Legislator Golkar Minta Penanganan Haji Lebih Akuntabel dan Transparan

Wakil Ketua Komisi VIII DPR RI dari Fraksi Partai Golkar, Singgih Januratmoko
Wakil Ketua Komisi VIII DPR RI dari Fraksi Partai Golkar, Singgih Januratmoko

 Wakil Ketua Komisi VIII DPR RI dari Fraksi Partai Golkar, Singgih Januratmoko menyambut baik soal pengesahan Rancangan Undang-Undang (RUU) tentang Perubahan ketiga atas Undang-Undang Nomor 8 Tahun 2019 tentang Penyelenggaraan Haji dan Umrah.

Singgih menegaskan bahwa RUU tersebut merupakan hasil kerja keras dan kolaborasi intensif antara DPR, pemerintah, serta berbagai pemangku kepentingan, termasuk asosiasi penyelenggara haji dan umrah.

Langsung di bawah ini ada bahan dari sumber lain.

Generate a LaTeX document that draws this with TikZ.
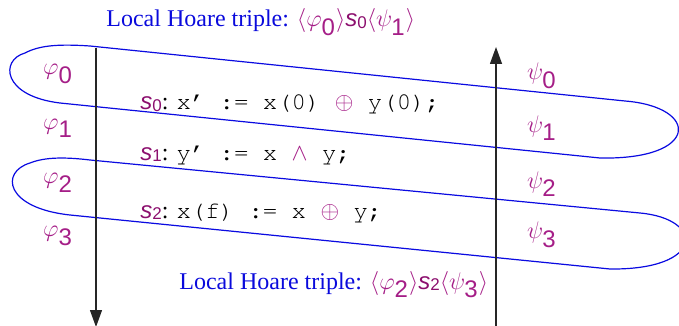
\documentclass[tikz,border=0pt]{standalone}
\usepackage[T1]{fontenc}
\usepackage{fontspec}
\setmainfont{Liberation Serif}
\setsansfont{Liberation Sans}
\setmonofont{Liberation Mono}
\usetikzlibrary{arrows.meta}
\definecolor{loopblue}{RGB}{10,10,225}
\definecolor{titleblue}{RGB}{10,10,220}
\definecolor{pur}{RGB}{165,30,135}
\definecolor{spur}{RGB}{140,15,110}
\newcommand\sv[1]{\textcolor{spur}{\textsf{\itshape s\/}\raisebox{-0.8pt}{\sffamily\upshape\fontsize{8.5}{8.5}\selectfont #1}}}
\newcommand\gp[1]{\textcolor{pur}{$\varphi_{\textsf{#1}}$}}
\newcommand\gs[1]{\textcolor{pur}{$\psi_{\textsf{#1}}$}}
\newcommand\mop[1]{\textcolor{pur}{$#1$}}
\newcommand\cw[1]{{\fontencoding{T1}\fontfamily{pcr}\fontseries{m}\fontshape{n}\selectfont #1}}
\tikzset{
  txt/.style={font=\fontsize{12}{14}\selectfont, inner sep=0pt},
  title/.style={txt, text=titleblue},
  lbl/.style={txt},
  code/.style={txt, anchor=base west},
  loopline/.style={draw=loopblue, line width=0.6pt},
  axis/.style={draw=black!85, line width=0.65pt, -{Triangle[length=8.5pt,width=6pt]}}
}
\begin{document}
\begin{tikzpicture}[x=0.5pt,y=-0.5pt]
\useasboundingbox (0,0) rectangle (679,326);
% loops
\draw[loopline] (25,53) .. controls (40,45) and (60,44) .. (90,46) -- (625,101)
  .. controls (700,107) and (700,160) .. (600,158) -- (60,103)
  .. controls (2,96) and (0,60) .. (25,53);
\draw[loopline] (30,163) .. controls (45,157) and (65,157) .. (90,160) -- (640,213)
  .. controls (705,219) and (705,270) .. (610,269) -- (70,215)
  .. controls (5,208) and (0,172) .. (30,163);
% axes
\coordinate (dtop) at (96,48);
\coordinate (dbot) at (96,327);
\coordinate (ubot) at (496,330);
\coordinate (utop) at (496,47);
\draw[axis] (dtop) -- (dbot);
\draw[axis] (ubot) -- (utop);
% titles
\node[title, anchor=base west] (t1) at (106,27) {Local Hoare triple: \textcolor{pur}{$\langle\varphi_{\textsf{0}}\rangle$}\sv{0}\textcolor{pur}{$\langle\psi_{\textsf{1}}\rangle$}};
\node[title, anchor=base west] (t2) at (179,289) {Local Hoare triple: \textcolor{pur}{$\langle\varphi_{\textsf{2}}\rangle$}\sv{2}\textcolor{pur}{$\langle\psi_{\textsf{3}}\rangle$}};
% labels
\node[lbl] (p0) at (58,74) {\gp{0}};
\node[lbl] (p1) at (58,128) {\gp{1}};
\node[lbl] (p2) at (58,183) {\gp{2}};
\node[lbl] (p3) at (58,236) {\gp{3}};
\node[lbl] (q0) at (542,76) {\gs{0}};
\node[lbl] (q1) at (542,128) {\gs{1}};
\node[lbl] (q2) at (542,184) {\gs{2}};
\node[lbl] (q3) at (542,235) {\gs{3}};
% code
\node[code] (c0) at (140,110) {\sv{0}: \cw{x' := x(0) }\mop{\oplus}\cw{ y(0);}};
\node[code] (c1) at (140,160) {\sv{1}: \cw{y' := x }\mop{\wedge}\cw{ y;}};
\node[code] (c2) at (140,218) {\sv{2}: \cw{x(f) := x }\mop{\oplus}\cw{ y;}};
\end{tikzpicture}
\end{document}
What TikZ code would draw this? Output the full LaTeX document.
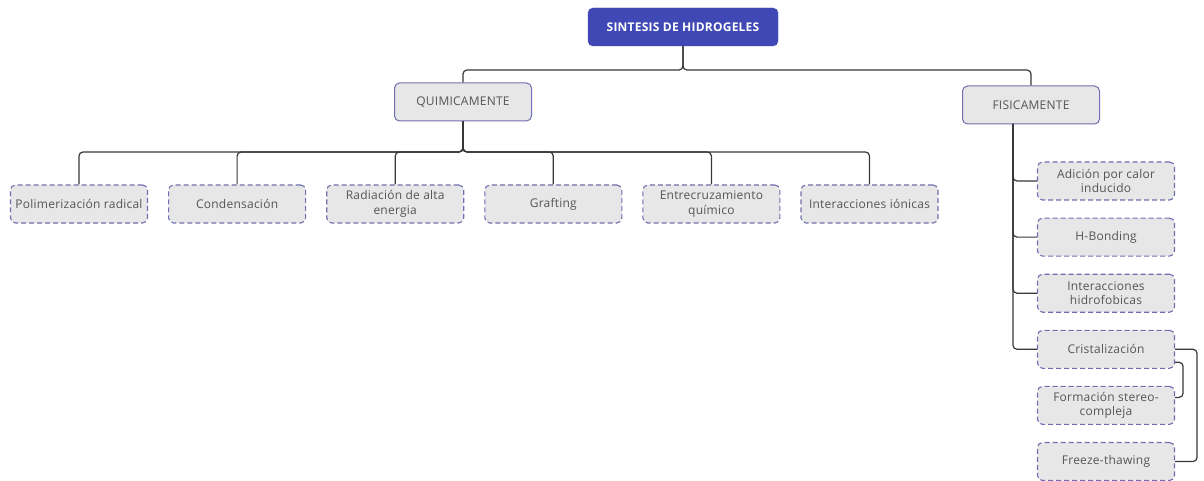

"Pengesahan RUU Penyelenggaran Haji dan Umrah  hari ini adalah momen bersejarah. Ini bukan sekadar revisi undang-undang, melainkan sebuah transformasi fundamental untuk memastikan bahwa setiap jemaah haji dan umrah mendapatkan layanan terbaik, sesuai dengan amanat konstitusi," ujar Singgih dalam keterangannya, Selasa, 26 Agustus 2025.

PPIH Arab Saudi 2025 melepas kepulangan jemaah haji Indonesia di Madinah

PPIH Arab Saudi 2025 melepas kepulangan jemaah haji Indonesia di Madinah

Salah satu poin terpenting dalam revisi UU Haji dan Umroh ini adalah penguatan Badan Penyelenggara Ibadah Haji (BPH) yang kini dilebur menjadi Kementerian Haji dan Umrah. 

Singgih menjelaskan bahwa perubahan itu akan mempermudah koordinasi, mempercepat pengambilan keputusan, dan meningkatkan efisiensi birokrasi dalam penyelenggaraan ibadah. 

"Dengan kementerian khusus, fokus dan sumber daya akan terkonsentrasi untuk melayani jemaah secara holistik, dari persiapan di tanah air hingga pelaksanaan ibadah di Arab Saudi," kata dia.

Ia menilai Revisi UU ini juga mengatur secara rinci mengenai pengelolaan kuota haji tambahan. Penambahan kuota akan diatur dengan transparan dan akuntabel, memprioritaskan antrean panjang yang sudah ada, sehingga dapat memperpendek masa tunggu bagi calon jemaah. 

Sedangkan mengenai kuota haji khusus sebesar 8 persen dan umrah mandiri memang sempat menjadi perdebatan. Namun, kedua skema tersebut telah diatur dengan cermat untuk memastikan tidak ada praktik yang merugikan. 

"Kami telah mendengarkan masukan dari berbagai pihak, termasuk asosiasi penyelenggara. Ketentuan ini bertujuan untuk memberikan fleksibilitas dan pilihan kepada jemaah, namun tetap dalam koridor pengawasan ketat pemerintah untuk mencegah praktik ilegal dan penipuan," kata Singgih.

Jemaah Haji Indonesia di Bandara AMAA, Madinah, Arab Saudi

Jemaah Haji Indonesia di Bandara AMAA, Madinah, Arab Saudi

Bagi Fraksi Golkar, revisi ketiga UU No 8 tahun 2019 tentang Haji dan Umrah merupakan langkah maju untuk memastikan tata kelola haji dan umrah yang lebih kuat, akuntabel, dan berpihak pada jamaah. 

"Kami meyakini, dengan payung hukum yang baru ini, penyelenggaraan haji dan umrah di Indonesia akan semakin profesional, transparan, dan dapat dipertanggungjawabkan. Kami akan terus mengawal implementasi dari undang-undang ini agar sepenuhnya berpihak kepada kepentingan jemaah," pungkas Singgih.